My paper on urban flooding (with Adriana Kocornik-Mina, Guy Michaels and Ferdinand Rauch) is now (conditionally) accepted for publication at the American Economic Journal: Applied Economics. We study the impacts on local economic activity of large scale urban flooding around the world, asking in particular does economic activity relocate away from areas that are at high risk of recurring shocks? Our analysis combines spatially detailed inundation maps and night lights data spanning the globe’s urban areas, which we use to measure local economic activity. We find that low elevation areas are about 3-4 times more likely to be hit by large floods than other areas, and yet they concentrate more economic activity per square kilometer. When cities are hit by large floods, these low elevation areas also sustain damage, but like the rest of the flooded cities they recover rapidly, and economic activity does not move to safer areas. Only in more recently populated urban areas, flooded areas show a larger and more persistent decline in economic activity. The pre-publication version of the paper is available here.
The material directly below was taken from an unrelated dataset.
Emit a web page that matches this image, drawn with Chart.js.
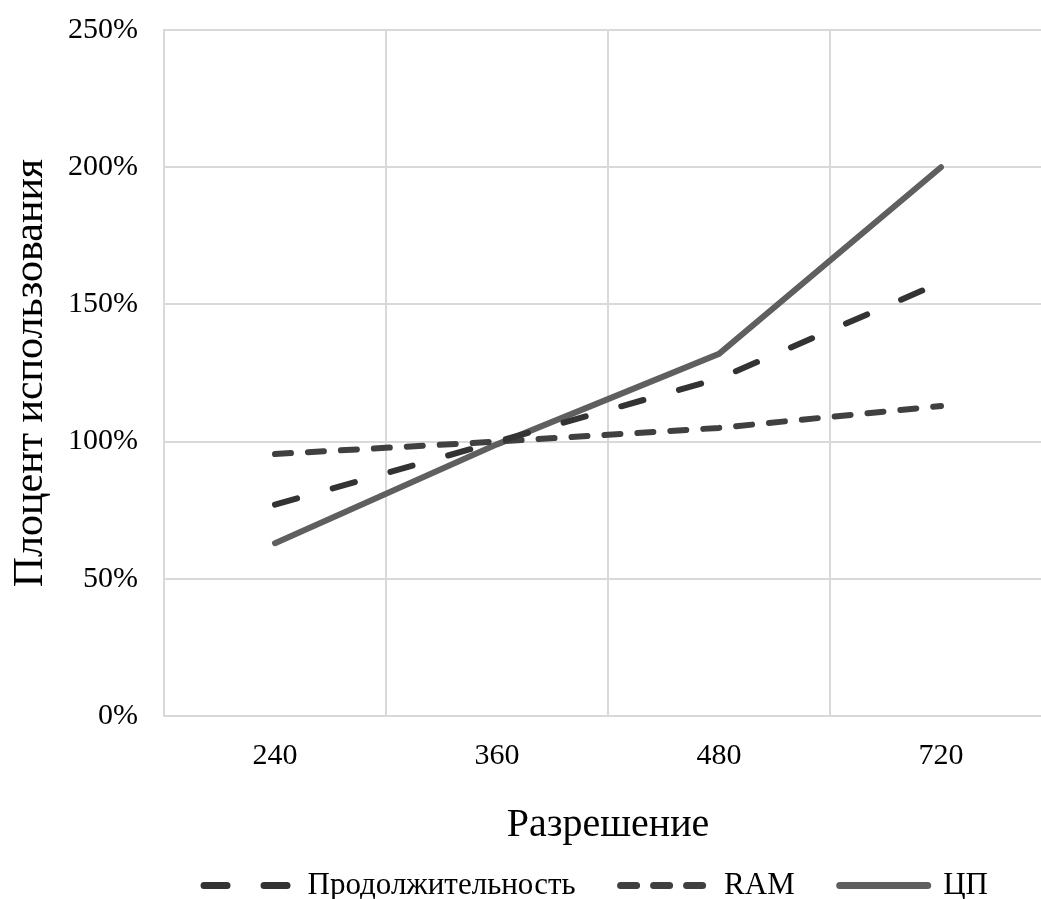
<!DOCTYPE html>
<html>
<head>
<meta charset="utf-8">
<script src="https://cdn.jsdelivr.net/npm/chart.js@4.4.1/dist/chart.umd.min.js"></script>
<style>
  html, body { margin: 0; padding: 0; background: #fff; overflow: hidden; }
  #wrap { width: 1052px; height: 899px; position: relative; }
</style>
</head>
<body>
<div id="wrap"><canvas id="chart"></canvas></div>
<script>
const resolutions = ['240', '360', '480', '720'];
const durationValues = [77, 100, 123, 158];
const ramValues = [95.5, 100, 105, 113];
const cpuValues = [63, 99, 132, 200];
const yTicks = [0, 50, 100, 150, 200, 250];

const serif = "'Liberation Serif', 'Times New Roman', serif";

// the legend in the original sits a bit right of the canvas centre
const shiftLegend = {
  id: 'shiftLegend',
  afterLayout(chart) {
    chart.legend.left += 70;
    chart.legend.right += 70;
  }
};

const ctx = document.getElementById('chart').getContext('2d');
new Chart(ctx, {
  type: 'line',
  data: {
    labels: resolutions,
    datasets: [
      {
        label: 'Продолжительность',
        data: durationValues,
        borderColor: '#333333',
        backgroundColor: '#333333',
        borderWidth: 6,
        borderDash: [23, 37],
        borderCapStyle: 'round',
        pointRadius: 0,
        pointStyle: 'line'
      },
      {
        label: 'RAM',
        data: ramValues,
        borderColor: '#404040',
        backgroundColor: '#404040',
        borderWidth: 6,
        borderDash: [16, 17],
        borderCapStyle: 'round',
        pointRadius: 0,
        pointStyle: 'line'
      },
      {
        label: 'ЦП',
        data: cpuValues,
        borderColor: '#5f5f5f',
        backgroundColor: '#5f5f5f',
        borderWidth: 6,
        borderCapStyle: 'round',
        pointRadius: 0,
        pointStyle: 'line'
      }
    ]
  },
  plugins: [shiftLegend],
  options: {
    responsive: true,
    maintainAspectRatio: false,
    animation: false,
    layout: { padding: { top: 0, right: 0, left: 0, bottom: -12 } },
    plugins: {
      tooltip: { enabled: false },
      legend: {
        position: 'bottom',
        labels: {
          usePointStyle: true,
          pointStyleWidth: 88,
          boxHeight: 6,
          padding: 45,
          color: '#000',
          font: { family: serif, size: 31 },
          generateLabels: (chart) => chart.data.datasets.map((ds, i) => ({
            text: ds.label,
            datasetIndex: i,
            pointStyle: 'line',
            strokeStyle: ds.borderColor,
            fillStyle: ds.borderColor,
            lineWidth: 7,
            lineDash: ds.borderDash || [],
            lineCap: 'round',
            fontColor: '#000',
            hidden: false
          }))
        }
      }
    },
    scales: {
      x: {
        offset: true,
        grid: { offset: true, color: '#d9d9d9', lineWidth: 2, drawTicks: false },
        border: { color: '#d9d9d9', width: 2 },
        ticks: { color: '#000', padding: 22, font: { family: serif, size: 30 } },
        title: {
          display: true,
          text: 'Разрешение',
          color: '#000',
          font: { family: serif, size: 40 },
          padding: { top: 5, bottom: -24 }
        }
      },
      y: {
        min: 0,
        max: 250,
        afterBuildTicks: (axis) => { axis.ticks = yTicks.map(v => ({ value: v })); },
        grid: { color: '#d9d9d9', lineWidth: 2, drawTicks: false },
        border: { color: '#d9d9d9', width: 2 },
        ticks: {
          color: '#000',
          padding: 26,
          // small lineHeight keeps the top tick label from pushing the plot down
          font: { family: serif, size: 30, lineHeight: 0.27 },
          callback: (v) => v + '%'
        },
        title: {
          display: true,
          text: 'Плоцент использования',
          color: '#000',
          font: { family: serif, size: 42, lineHeight: 1 },
          padding: { top: 10, bottom: -10 }
        }
      }
    }
  }
});
</script>
</body>
</html>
New research published in PNAS

My paper on “Model confirmation in climate economics” (with Antony Millner) is now out at PNAS.
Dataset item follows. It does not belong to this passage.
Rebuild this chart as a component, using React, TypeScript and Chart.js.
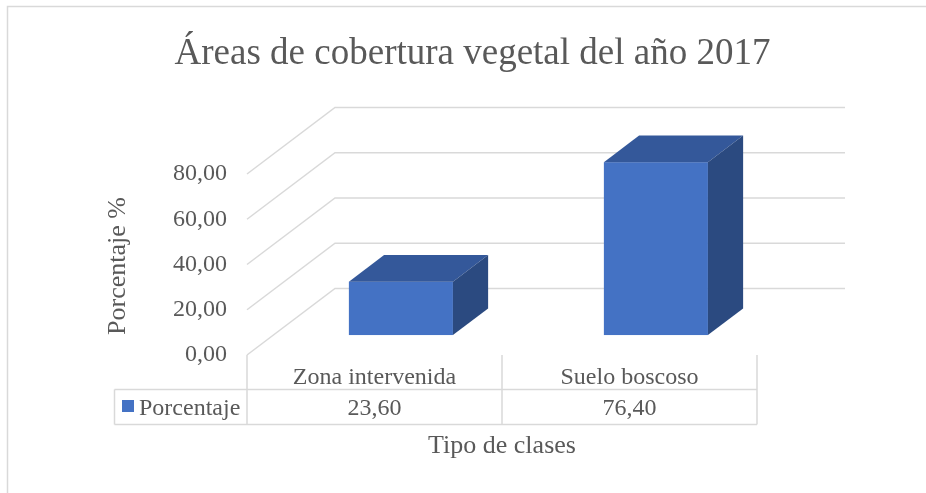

Abstract: Benefit–cost integrated assessment models (BC-IAMs) inform climate policy debates by quantifying the trade-offs between alternative greenhouse gas abatement options. They achieve this by coupling simplified models of the climate system to models of the global economy and the costs and benefits of climate policy. Although these models have provided valuable qualitative insights into the sensitivity of policy trade-offs to different ethical and empirical assumptions, they are increasingly being used to inform the selection of policies in the real world. To the extent that BC-IAMs are used as inputs to policy selection, our confidence in their quantitative outputs must depend on the empirical validity of their modeling assumptions. We have a degree of confidence in climate models both because they have been tested on historical data in hindcasting experiments and because the physical principles they are based on have been empirically confirmed in closely related applications. By contrast, the economic components of BC-IAMs often rely on untestable scenarios, or on structural models that are comparatively untested on relevant time scales. Where possible, an approach to model confirmation similar to that used in climate science could help to build confidence in the economic components of BC-IAMs, or focus attention on which components might need refinement for policy applications. We illustrate the potential benefits of model confirmation exercises by performing a long-run hindcasting experiment with one of the leading BC-IAMs. We show that its model of long-run economic growth—one of its most important economic components—had questionable predictive power over the 20th century.